# Thermodynamic limit and boundary energy of the spin-1 Heisenberg chain with non-diagonal boundary fields

### Submission summary

 As Contributors: Xiaotian Xu Preprint link: scipost_202106_00001v3 Date submitted: 2021-10-14 12:18 Submitted by: Xu, Xiaotian Submitted to: SciPost Physics Academic field: Physics Specialties: High-Energy Physics - Theory Mathematical Physics Approach: Theoretical

### Abstract

The thermodynamic limit and boundary energy of the isotropic spin-1 Heisenberg chain with non-diagonal boundary fields are studied. The finite size scaling properties of the inhomogeneous term in the $T-Q$ relation at the ground state are calculated by the density matrix renormalization group. Based on our findings, the boundary energy of the system in the thermodynamic limit can be obtained from Bethe ansatz equations of a related model with parallel boundary fields. These results can be generalized to the $SU(2)$ symmetric high spin Heisenberg model directly.

###### Current status:
Editor-in-charge assigned

Dear Editor,

Thank you very much for your help. We have revised the manuscript (Ref. No. scipost_202106_00001v2) according to the referees' suggestions.
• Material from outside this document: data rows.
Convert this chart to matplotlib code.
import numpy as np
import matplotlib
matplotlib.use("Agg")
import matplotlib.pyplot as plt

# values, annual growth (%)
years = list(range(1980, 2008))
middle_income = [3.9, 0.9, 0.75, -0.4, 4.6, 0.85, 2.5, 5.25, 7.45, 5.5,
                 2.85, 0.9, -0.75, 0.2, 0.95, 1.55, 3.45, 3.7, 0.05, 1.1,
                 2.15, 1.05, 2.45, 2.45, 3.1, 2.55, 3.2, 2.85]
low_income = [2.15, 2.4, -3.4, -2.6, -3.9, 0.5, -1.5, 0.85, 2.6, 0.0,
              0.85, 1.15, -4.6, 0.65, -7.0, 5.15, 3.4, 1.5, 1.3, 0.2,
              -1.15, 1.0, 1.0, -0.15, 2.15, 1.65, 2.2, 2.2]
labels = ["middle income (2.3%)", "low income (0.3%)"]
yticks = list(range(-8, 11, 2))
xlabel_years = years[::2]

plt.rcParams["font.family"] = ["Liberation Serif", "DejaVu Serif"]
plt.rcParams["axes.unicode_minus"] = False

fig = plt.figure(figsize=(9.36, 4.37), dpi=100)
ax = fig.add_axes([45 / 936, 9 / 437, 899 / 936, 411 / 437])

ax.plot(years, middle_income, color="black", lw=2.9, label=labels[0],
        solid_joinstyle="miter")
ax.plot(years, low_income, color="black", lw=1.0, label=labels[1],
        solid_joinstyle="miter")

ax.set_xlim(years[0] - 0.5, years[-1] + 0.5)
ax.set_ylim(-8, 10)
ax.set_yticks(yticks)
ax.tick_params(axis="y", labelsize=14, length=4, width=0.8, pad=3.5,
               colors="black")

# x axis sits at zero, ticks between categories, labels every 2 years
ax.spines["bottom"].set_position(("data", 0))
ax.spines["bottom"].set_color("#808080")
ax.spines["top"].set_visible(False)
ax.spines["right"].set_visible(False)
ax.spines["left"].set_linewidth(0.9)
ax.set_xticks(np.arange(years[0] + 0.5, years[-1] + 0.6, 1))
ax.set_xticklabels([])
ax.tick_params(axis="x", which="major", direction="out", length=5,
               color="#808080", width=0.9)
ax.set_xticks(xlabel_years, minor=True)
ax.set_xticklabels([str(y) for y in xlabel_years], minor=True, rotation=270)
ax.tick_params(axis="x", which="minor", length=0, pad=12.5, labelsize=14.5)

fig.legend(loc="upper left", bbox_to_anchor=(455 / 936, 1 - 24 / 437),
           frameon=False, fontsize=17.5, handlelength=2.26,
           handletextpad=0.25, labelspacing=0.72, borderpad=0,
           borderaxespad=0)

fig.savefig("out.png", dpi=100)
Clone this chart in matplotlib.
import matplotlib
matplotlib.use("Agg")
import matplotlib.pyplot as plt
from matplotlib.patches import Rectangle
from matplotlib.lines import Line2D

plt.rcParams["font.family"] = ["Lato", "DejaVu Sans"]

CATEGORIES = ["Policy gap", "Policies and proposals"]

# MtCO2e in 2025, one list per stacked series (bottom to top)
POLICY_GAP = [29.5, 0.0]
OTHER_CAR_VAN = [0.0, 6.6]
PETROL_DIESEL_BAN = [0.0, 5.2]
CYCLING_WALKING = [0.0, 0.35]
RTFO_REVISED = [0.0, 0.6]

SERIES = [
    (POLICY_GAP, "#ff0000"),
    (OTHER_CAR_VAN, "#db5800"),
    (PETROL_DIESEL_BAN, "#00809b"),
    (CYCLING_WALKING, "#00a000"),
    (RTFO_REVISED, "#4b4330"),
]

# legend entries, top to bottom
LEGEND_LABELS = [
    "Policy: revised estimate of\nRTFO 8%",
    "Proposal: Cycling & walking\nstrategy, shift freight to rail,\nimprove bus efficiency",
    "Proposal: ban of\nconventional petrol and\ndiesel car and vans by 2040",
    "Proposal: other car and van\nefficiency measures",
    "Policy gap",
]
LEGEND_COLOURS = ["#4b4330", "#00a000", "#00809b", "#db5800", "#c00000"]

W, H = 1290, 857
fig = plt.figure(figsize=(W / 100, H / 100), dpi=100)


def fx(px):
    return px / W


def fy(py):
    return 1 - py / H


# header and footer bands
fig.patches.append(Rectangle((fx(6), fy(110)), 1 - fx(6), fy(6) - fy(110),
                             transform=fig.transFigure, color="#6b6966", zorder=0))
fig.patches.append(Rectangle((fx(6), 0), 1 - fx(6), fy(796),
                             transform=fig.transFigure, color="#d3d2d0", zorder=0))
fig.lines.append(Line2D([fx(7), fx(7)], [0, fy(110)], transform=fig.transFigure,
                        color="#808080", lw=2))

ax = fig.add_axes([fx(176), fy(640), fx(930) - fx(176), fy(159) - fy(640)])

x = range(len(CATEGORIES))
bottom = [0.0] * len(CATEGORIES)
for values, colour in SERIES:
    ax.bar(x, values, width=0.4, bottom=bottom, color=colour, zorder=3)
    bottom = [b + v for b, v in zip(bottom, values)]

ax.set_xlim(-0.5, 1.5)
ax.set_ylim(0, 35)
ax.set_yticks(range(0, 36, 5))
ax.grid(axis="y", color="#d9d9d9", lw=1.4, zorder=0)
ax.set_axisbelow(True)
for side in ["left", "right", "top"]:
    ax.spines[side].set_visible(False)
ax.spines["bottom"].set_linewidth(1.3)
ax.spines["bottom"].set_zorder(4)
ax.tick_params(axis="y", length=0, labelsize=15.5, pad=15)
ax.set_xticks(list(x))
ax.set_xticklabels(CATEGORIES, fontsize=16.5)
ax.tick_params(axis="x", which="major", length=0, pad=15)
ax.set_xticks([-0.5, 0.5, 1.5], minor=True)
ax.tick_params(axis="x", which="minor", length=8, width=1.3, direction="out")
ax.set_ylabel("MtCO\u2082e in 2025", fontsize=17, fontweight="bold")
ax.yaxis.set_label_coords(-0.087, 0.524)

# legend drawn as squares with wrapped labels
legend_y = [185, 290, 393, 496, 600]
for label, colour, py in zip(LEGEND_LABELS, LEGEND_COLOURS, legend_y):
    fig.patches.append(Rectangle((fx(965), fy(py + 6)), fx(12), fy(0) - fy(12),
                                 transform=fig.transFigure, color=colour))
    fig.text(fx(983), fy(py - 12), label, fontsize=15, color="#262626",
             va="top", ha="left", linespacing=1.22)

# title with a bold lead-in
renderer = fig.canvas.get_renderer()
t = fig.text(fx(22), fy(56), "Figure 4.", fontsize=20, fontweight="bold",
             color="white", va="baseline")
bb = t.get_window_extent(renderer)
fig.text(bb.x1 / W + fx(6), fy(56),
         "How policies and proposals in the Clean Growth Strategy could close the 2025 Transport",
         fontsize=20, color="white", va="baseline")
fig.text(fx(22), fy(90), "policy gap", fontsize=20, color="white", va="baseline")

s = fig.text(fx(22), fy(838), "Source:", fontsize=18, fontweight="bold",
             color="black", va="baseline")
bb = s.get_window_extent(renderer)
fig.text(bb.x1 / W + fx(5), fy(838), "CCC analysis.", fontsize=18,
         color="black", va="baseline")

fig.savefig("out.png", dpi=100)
Now we are resubmitting our paper. We think that this paper now meets the requirement of SciPost Physics.

Yours Sincerely,

Xiaotian Xu

### List of changes

We have revised the manuscript according to the referees' suggestions, and list the revisions as follows. The page numbers and equation numbers refer to revised version, unless specify.
1. We have modified the sentence lines 3-5 in Abstract "The finite size scaling ... are analyzed" into "The finite size scaling properties of the inhomogeneous term in the $T-Q$ relation at the ground state are calculated by the density matrix renormalization group".
2. We have modified the sentence lines 5-8 in Abstract "Based on the reduced Bethe ansatz equations (BAEs), we obtain the boundary energy of the system." into "Based on our findings, the boundary energy of the system in the thermodynamic limit can be obtained from Bethe ansatz equations of a related model with parallel boundary fields.".
3. We have deleted the word "unparallel" in line 69 in P.3.
4. We have rewritten Eq.(15) in P.5 into a more symmetric form.
5. We have changed the sentence "the $\Lambda_{hom}(u)$ is not the eigenvalue $\Lambda(u)$ for any finite ... of the paper)." in lines 138-141 in P.6 to "the $\Lambda_{hom}(u)$ is not the eigenvalue $\Lambda(u)$ for any finite $N$ but rather that of the transfer matrix with parallel boundary fields of the same strength. In the limit $N\rightarrow\infty$ it will give, however, the correct boundary energy (see the following parts of the paper).".
6. We have added some discussions in lines 218-226 in P.10 at the end of section 3 and added five references [39], [40], [45], [46] and [47].
7. We have deleted the word "unparallel" in line 228 in P.10 and added "in the thermodynamic limit" at the end of the first sentence in lines 228-229 in P.10.
8. We have added some discussions in lines 229-232 in P.10 after the first sentence in Section 4.
9. We have changed the exponent "b" to "$\beta$" in caption of Figure 4 and lines 297, 298 in P.15.
10. We have rewritten the Conclusions in Section 5 in P. 15.
11. We have polished the English.